# [WHAT THE EXERCISE ASKS]
Repeat the data below exactly, dropping any pictures it holds.
====== SOURCE EXCERPT ======
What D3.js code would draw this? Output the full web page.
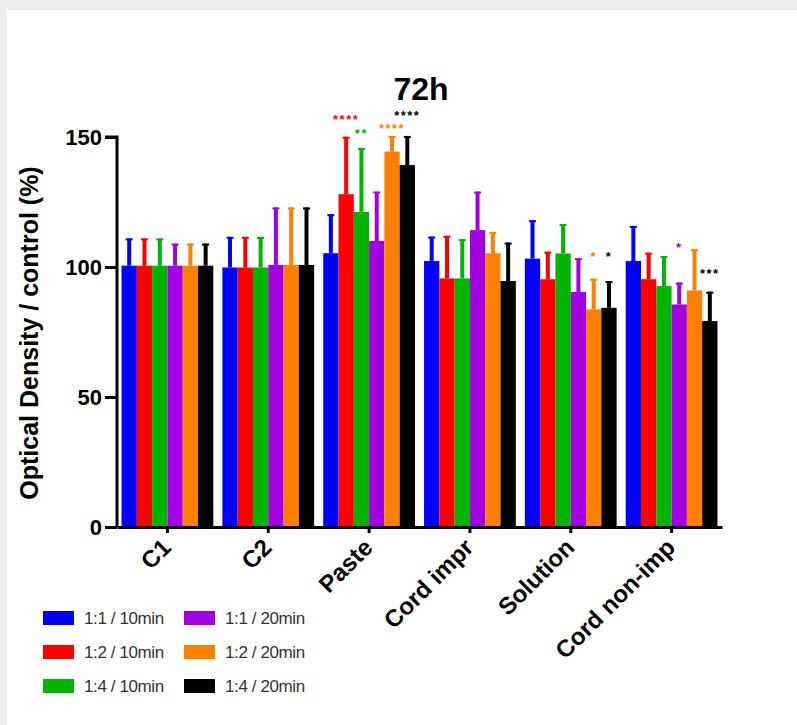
<!DOCTYPE html>
<html>
<head>
<meta charset="utf-8">
<script src="https://d3js.org/d3.v7.min.js"></script>
<style>
body { margin:0; background:#eeeeee; }
#chart_place { width:797px; height:725px; }
text { font-family: "Liberation Sans", Arial, sans-serif; }
</style>
</head>
<body>
<div id="chart_place"></div>
<script>
var groups = ["C1", "C2", "Paste", "Cord impr", "Solution", "Cord non-imp"];
var seriesNames = ["1:1 / 10min", "1:2 / 10min", "1:4 / 10min", "1:1 / 20min", "1:2 / 20min", "1:4 / 20min"];
var seriesColors = ["#0000ff", "#ff0000", "#00b400", "#a200e2", "#ff8000", "#000000"];

// mean values per series, one per group
var mean_11_10 = [100.5, 99.8, 105.3, 102.3, 103.2, 102.3];
var mean_12_10 = [100.5, 99.8, 128.0, 95.6, 95.3, 95.3];
var mean_14_10 = [100.5, 99.8, 121.2, 95.6, 105.2, 92.7];
var mean_11_20 = [100.5, 100.8, 110.0, 114.2, 90.4, 85.6];
var mean_12_20 = [100.5, 100.8, 144.4, 105.3, 83.7, 91.0];
var mean_14_20 = [100.5, 100.8, 139.2, 94.6, 84.3, 79.2];

// upper error (SD) per series
var err_11_10 = [10.5, 11.8, 15.0, 9.4, 14.8, 13.5];
var err_12_10 = [10.5, 11.8, 22.1, 16.4, 10.6, 10.2];
var err_14_10 = [10.5, 11.8, 24.6, 15.1, 11.3, 11.5];
var err_11_20 = [8.5, 22.1, 19.0, 14.8, 13.0, 8.4];
var err_12_20 = [8.5, 22.1, 6.0, 8.2, 11.8, 15.8];
var err_14_20 = [8.5, 22.1, 11.2, 14.8, 10.3, 11.3];

var means = [mean_11_10, mean_12_10, mean_14_10, mean_11_20, mean_12_20, mean_14_20];
var errs = [err_11_10, err_12_10, err_14_10, err_11_20, err_12_20, err_14_20];

// significance marks: group, series, label, level (in % units)
var starGroup = ["Paste", "Paste", "Paste", "Paste", "Solution", "Solution", "Cord non-imp", "Cord non-imp"];
var starSeries = [1, 2, 4, 5, 4, 5, 3, 5];
var starLabel = ["****", "**", "****", "****", "*", "*", "*", "***"];
var starLevel = [158.2, 152.7, 154.6, 159.5, 105.3, 105.3, 108.8, 98.7];

var yTicks = [0, 50, 100, 150];

var svg = d3.select("#chart_place").append("svg")
    .attr("width", 797)
    .attr("height", 725);

svg.append("rect")
    .attr("x", 7).attr("y", 10)
    .attr("width", 790).attr("height", 715)
    .attr("fill", "#ffffff");

var x = d3.scaleBand()
    .domain(groups)
    .range([117, 722])
    .paddingInner(0.09)
    .paddingOuter(0.045);

var xs = d3.scaleBand()
    .domain(d3.range(seriesNames.length))
    .range([0, x.bandwidth()]);

var y = d3.scaleLinear()
    .domain([0, 150])
    .range([527, 137]);

// bars + error bars
for (var s = 0; s < seriesNames.length; s++){
  var rows = groups.map(function(g, i){ return {g: g, v: means[s][i], e: errs[s][i]}; });
  var sg = svg.append("g").attr("fill", seriesColors[s]).attr("stroke", seriesColors[s]);

  sg.selectAll("line.err")
    .data(rows)
    .enter().append("line")
      .attr("class", "err")
      .attr("x1", function(d){ return x(d.g) + xs(s) + xs.bandwidth() / 2; })
      .attr("x2", function(d){ return x(d.g) + xs(s) + xs.bandwidth() / 2; })
      .attr("y1", function(d){ return y(d.v); })
      .attr("y2", function(d){ return y(d.v + d.e); })
      .attr("stroke-width", 4);

  sg.selectAll("line.cap")
    .data(rows)
    .enter().append("line")
      .attr("class", "cap")
      .attr("x1", function(d){ return x(d.g) + xs(s) + xs.bandwidth() / 2 - 3.5; })
      .attr("x2", function(d){ return x(d.g) + xs(s) + xs.bandwidth() / 2 + 3.5; })
      .attr("y1", function(d){ return y(d.v + d.e) + 1; })
      .attr("y2", function(d){ return y(d.v + d.e) + 1; })
      .attr("stroke-width", 2);

  sg.selectAll("rect")
    .data(rows)
    .enter().append("rect")
      .attr("x", function(d){ return x(d.g) + xs(s); })
      .attr("y", function(d){ return y(d.v); })
      .attr("width", xs.bandwidth())
      .attr("height", function(d){ return y(0) - y(d.v); })
      .attr("stroke", "none");
}

// stars
svg.append("g").selectAll("text")
  .data(starLabel)
  .enter().append("text")
    .attr("x", function(d, i){ return x(starGroup[i]) + xs(starSeries[i]) + xs.bandwidth() / 2; })
    .attr("y", function(d, i){ return y(starLevel[i]) + 8; })
    .attr("text-anchor", "middle")
    .attr("font-size", 13)
    .attr("letter-spacing", 1.5)
    .attr("font-weight", "bold")
    .attr("fill", function(d, i){ return seriesColors[starSeries[i]]; })
    .text(function(d){ return d; });

// y axis
var yAxis = svg.append("g")
    .attr("transform", "translate(117,0)")
    .call(d3.axisLeft(y).tickValues(yTicks).tickSize(12).tickPadding(3));
yAxis.select(".domain").attr("stroke-width", 3).attr("d", "M-12,137H0V527");
yAxis.selectAll(".tick line").attr("stroke-width", 3);
yAxis.selectAll(".tick text")
    .attr("font-size", 22)
    .attr("font-weight", "bold")
    .attr("fill", "#000")
    .style("font-family", "'Liberation Sans', Arial, sans-serif");

// x axis
var xAxis = svg.append("g")
    .attr("transform", "translate(0,527)")
    .call(d3.axisBottom(x).tickSize(6).tickSizeOuter(0));
xAxis.select(".domain").attr("stroke-width", 3);
xAxis.selectAll(".tick line").attr("stroke-width", 3);
xAxis.selectAll(".tick text")
    .attr("font-size", 24)
    .attr("font-weight", "bold")
    .attr("fill", "#000")
    .style("font-family", "'Liberation Sans', Arial, sans-serif")
    .attr("text-anchor", "end")
    .attr("dy", null)
    .attr("y", 0)
    .attr("transform", "translate(5,22) rotate(-45)");

// title
svg.append("text")
    .attr("x", 421).attr("y", 100)
    .attr("text-anchor", "middle")
    .attr("font-size", 32)
    .attr("font-weight", "bold")
    .text("72h");

// y label
svg.append("text")
    .attr("transform", "translate(38,333) rotate(-90)")
    .attr("text-anchor", "middle")
    .attr("font-size", 25)
    .attr("font-weight", "bold")
    .text("Optical Density / control (%)");

// legend
var legend = svg.append("g").selectAll("g")
  .data(seriesNames)
  .enter().append("g")
    .attr("transform", function(d, i){ return "translate(" + (43 + Math.floor(i / 3) * 141) + "," + (611 + (i % 3) * 34) + ")"; });
legend.append("rect")
    .attr("width", 31).attr("height", 14)
    .attr("fill", function(d, i){ return seriesColors[i]; });
legend.append("text")
    .attr("x", 41).attr("y", 13)
    .attr("font-size", 17)
    .attr("fill", "#333")
    .attr("letter-spacing", -0.4)
    .text(function(d){ return d; });
</script>
</body>
</html>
======
# [COMPLETE RESPONSE]
What D3.js code would draw this? Output the full web page.
<!DOCTYPE html>
<html>
<head>
<meta charset="utf-8">
<script src="https://d3js.org/d3.v7.min.js"></script>
<style>
body { margin:0; background:#eeeeee; }
#chart_place { width:797px; height:725px; }
text { font-family: "Liberation Sans", Arial, sans-serif; }
</style>
</head>
<body>
<div id="chart_place"></div>
<script>
var groups = ["C1", "C2", "Paste", "Cord impr", "Solution", "Cord non-imp"];
var seriesNames = ["1:1 / 10min", "1:2 / 10min", "1:4 / 10min", "1:1 / 20min", "1:2 / 20min", "1:4 / 20min"];
var seriesColors = ["#0000ff", "#ff0000", "#00b400", "#a200e2", "#ff8000", "#000000"];

// mean values per series, one per group
var mean_11_10 = [100.5, 99.8, 105.3, 102.3, 103.2, 102.3];
var mean_12_10 = [100.5, 99.8, 128.0, 95.6, 95.3, 95.3];
var mean_14_10 = [100.5, 99.8, 121.2, 95.6, 105.2, 92.7];
var mean_11_20 = [100.5, 100.8, 110.0, 114.2, 90.4, 85.6];
var mean_12_20 = [100.5, 100.8, 144.4, 105.3, 83.7, 91.0];
var mean_14_20 = [100.5, 100.8, 139.2, 94.6, 84.3, 79.2];

// upper error (SD) per series
var err_11_10 = [10.5, 11.8, 15.0, 9.4, 14.8, 13.5];
var err_12_10 = [10.5, 11.8, 22.1, 16.4, 10.6, 10.2];
var err_14_10 = [10.5, 11.8, 24.6, 15.1, 11.3, 11.5];
var err_11_20 = [8.5, 22.1, 19.0, 14.8, 13.0, 8.4];
var err_12_20 = [8.5, 22.1, 6.0, 8.2, 11.8, 15.8];
var err_14_20 = [8.5, 22.1, 11.2, 14.8, 10.3, 11.3];

var means = [mean_11_10, mean_12_10, mean_14_10, mean_11_20, mean_12_20, mean_14_20];
var errs = [err_11_10, err_12_10, err_14_10, err_11_20, err_12_20, err_14_20];

// significance marks: group, series, label, level (in % units)
var starGroup = ["Paste", "Paste", "Paste", "Paste", "Solution", "Solution", "Cord non-imp", "Cord non-imp"];
var starSeries = [1, 2, 4, 5, 4, 5, 3, 5];
var starLabel = ["****", "**", "****", "****", "*", "*", "*", "***"];
var starLevel = [158.2, 152.7, 154.6, 159.5, 105.3, 105.3, 108.8, 98.7];

var yTicks = [0, 50, 100, 150];

var svg = d3.select("#chart_place").append("svg")
    .attr("width", 797)
    .attr("height", 725);

svg.append("rect")
    .attr("x", 7).attr("y", 10)
    .attr("width", 790).attr("height", 715)
    .attr("fill", "#ffffff");

var x = d3.scaleBand()
    .domain(groups)
    .range([117, 722])
    .paddingInner(0.09)
    .paddingOuter(0.045);

var xs = d3.scaleBand()
    .domain(d3.range(seriesNames.length))
    .range([0, x.bandwidth()]);

var y = d3.scaleLinear()
    .domain([0, 150])
    .range([527, 137]);

// bars + error bars
for (var s = 0; s < seriesNames.length; s++){
  var rows = groups.map(function(g, i){ return {g: g, v: means[s][i], e: errs[s][i]}; });
  var sg = svg.append("g").attr("fill", seriesColors[s]).attr("stroke", seriesColors[s]);

  sg.selectAll("line.err")
    .data(rows)
    .enter().append("line")
      .attr("class", "err")
      .attr("x1", function(d){ return x(d.g) + xs(s) + xs.bandwidth() / 2; })
      .attr("x2", function(d){ return x(d.g) + xs(s) + xs.bandwidth() / 2; })
      .attr("y1", function(d){ return y(d.v); })
      .attr("y2", function(d){ return y(d.v + d.e); })
      .attr("stroke-width", 4);

  sg.selectAll("line.cap")
    .data(rows)
    .enter().append("line")
      .attr("class", "cap")
      .attr("x1", function(d){ return x(d.g) + xs(s) + xs.bandwidth() / 2 - 3.5; })
      .attr("x2", function(d){ return x(d.g) + xs(s) + xs.bandwidth() / 2 + 3.5; })
      .attr("y1", function(d){ return y(d.v + d.e) + 1; })
      .attr("y2", function(d){ return y(d.v + d.e) + 1; })
      .attr("stroke-width", 2);

  sg.selectAll("rect")
    .data(rows)
    .enter().append("rect")
      .attr("x", function(d){ return x(d.g) + xs(s); })
      .attr("y", function(d){ return y(d.v); })
      .attr("width", xs.bandwidth())
      .attr("height", function(d){ return y(0) - y(d.v); })
      .attr("stroke", "none");
}

// stars
svg.append("g").selectAll("text")
  .data(starLabel)
  .enter().append("text")
    .attr("x", function(d, i){ return x(starGroup[i]) + xs(starSeries[i]) + xs.bandwidth() / 2; })
    .attr("y", function(d, i){ return y(starLevel[i]) + 8; })
    .attr("text-anchor", "middle")
    .attr("font-size", 13)
    .attr("letter-spacing", 1.5)
    .attr("font-weight", "bold")
    .attr("fill", function(d, i){ return seriesColors[starSeries[i]]; })
    .text(function(d){ return d; });

// y axis
var yAxis = svg.append("g")
    .attr("transform", "translate(117,0)")
    .call(d3.axisLeft(y).tickValues(yTicks).tickSize(12).tickPadding(3));
yAxis.select(".domain").attr("stroke-width", 3).attr("d", "M-12,137H0V527");
yAxis.selectAll(".tick line").attr("stroke-width", 3);
yAxis.selectAll(".tick text")
    .attr("font-size", 22)
    .attr("font-weight", "bold")
    .attr("fill", "#000")
    .style("font-family", "'Liberation Sans', Arial, sans-serif");

// x axis
var xAxis = svg.append("g")
    .attr("transform", "translate(0,527)")
    .call(d3.axisBottom(x).tickSize(6).tickSizeOuter(0));
xAxis.select(".domain").attr("stroke-width", 3);
xAxis.selectAll(".tick line").attr("stroke-width", 3);
xAxis.selectAll(".tick text")
    .attr("font-size", 24)
    .attr("font-weight", "bold")
    .attr("fill", "#000")
    .style("font-family", "'Liberation Sans', Arial, sans-serif")
    .attr("text-anchor", "end")
    .attr("dy", null)
    .attr("y", 0)
    .attr("transform", "translate(5,22) rotate(-45)");

// title
svg.append("text")
    .attr("x", 421).attr("y", 100)
    .attr("text-anchor", "middle")
    .attr("font-size", 32)
    .attr("font-weight", "bold")
    .text("72h");

// y label
svg.append("text")
    .attr("transform", "translate(38,333) rotate(-90)")
    .attr("text-anchor", "middle")
    .attr("font-size", 25)
    .attr("font-weight", "bold")
    .text("Optical Density / control (%)");

// legend
var legend = svg.append("g").selectAll("g")
  .data(seriesNames)
  .enter().append("g")
    .attr("transform", function(d, i){ return "translate(" + (43 + Math.floor(i / 3) * 141) + "," + (611 + (i % 3) * 34) + ")"; });
legend.append("rect")
    .attr("width", 31).attr("height", 14)
    .attr("fill", function(d, i){ return seriesColors[i]; });
legend.append("text")
    .attr("x", 41).attr("y", 13)
    .attr("font-size", 17)
    .attr("fill", "#333")
    .attr("letter-spacing", -0.4)
    .text(function(d){ return d; });
</script>
</body>
</html>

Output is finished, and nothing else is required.